1. [Create a Cosmos DB NoSQL Account, you can stop after creating the resource](https://learn.microsoft.com/en-us/azure/cosmos-db/nosql/quickstart-portal?WT.mc_id=academic-99884-jasmineg)

2. After account is created in the Azure Portal, navigate to the resource (you can find it in your notifications)

3. To the right of the resource overview select `Keys`. locate the `URI`, and `PRIMARY KEY` secrets.

    ![Azure cosmos db secrets](img/azcosmosdb_secrets.png)
 
4. Set copied secrets it as secrets in your [Codespaces settings here](https://github.com/settings/codespaces). 
    **`URI` should be the `COSMOS_ENDPOINT` secret and `PRIMARY KEY` should be the  `COSMOS_KEY` secret**
     ![codespaces secrets](img/codespaces_secret_settings.png)

5. Run this Notebook

6. **[Clean up your Cosmos DB Account Resources after you're done!](https://learn.microsoft.com/en-us/azure/cosmos-db/nosql/quickstart-portal#clean-up-resources?WT.mc_id=academic-99884-jasmineg)**
 

In [None]:
# Read the parquet file into Pandas data frame
import pandas as pd
import os
import json
import uuid


filename = 'airports.csv'
print('Reading the csv file into Pandas data frame')
df = pd.read_csv(filename)

#Filter down to
us_airports = df.query('country == "United States"')

us_airports

In [None]:
#Transform to json
us_airports_json = us_airports.sample(n=3).to_json(orient= 'records') 
us_airports_json

data = json.loads(us_airports_json)
data

In [None]:

from azure.cosmos import CosmosClient, PartitionKey

ENDPOINT =  os.environ["COSMOS_ENDPOINT"]
KEY = os.environ["COSMOS_KEY"]

DATABASE_NAME = "demo"
CONTAINER_NAME = "airports"

client = CosmosClient(url=ENDPOINT, credential=KEY)

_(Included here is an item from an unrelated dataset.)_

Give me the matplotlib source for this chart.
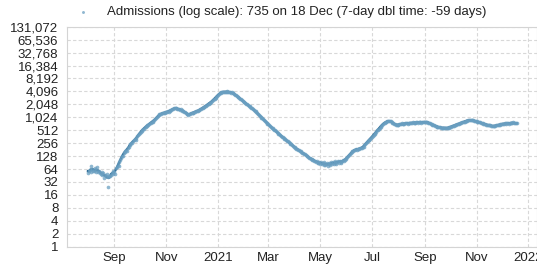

database = client.create_database_if_not_exists(id=DATABASE_NAME)
print("Database\t", database.id)

key_path = PartitionKey(path="/airport_id")

container = database.create_container_if_not_exists(
    id=CONTAINER_NAME, partition_key=key_path, offer_throughput=400
)
print("Container\t", container.id)



for airport in data:
    data[0]['id'] = str(uuid.uuid4())
    container.create_item(data[0])

print('Data has been imported')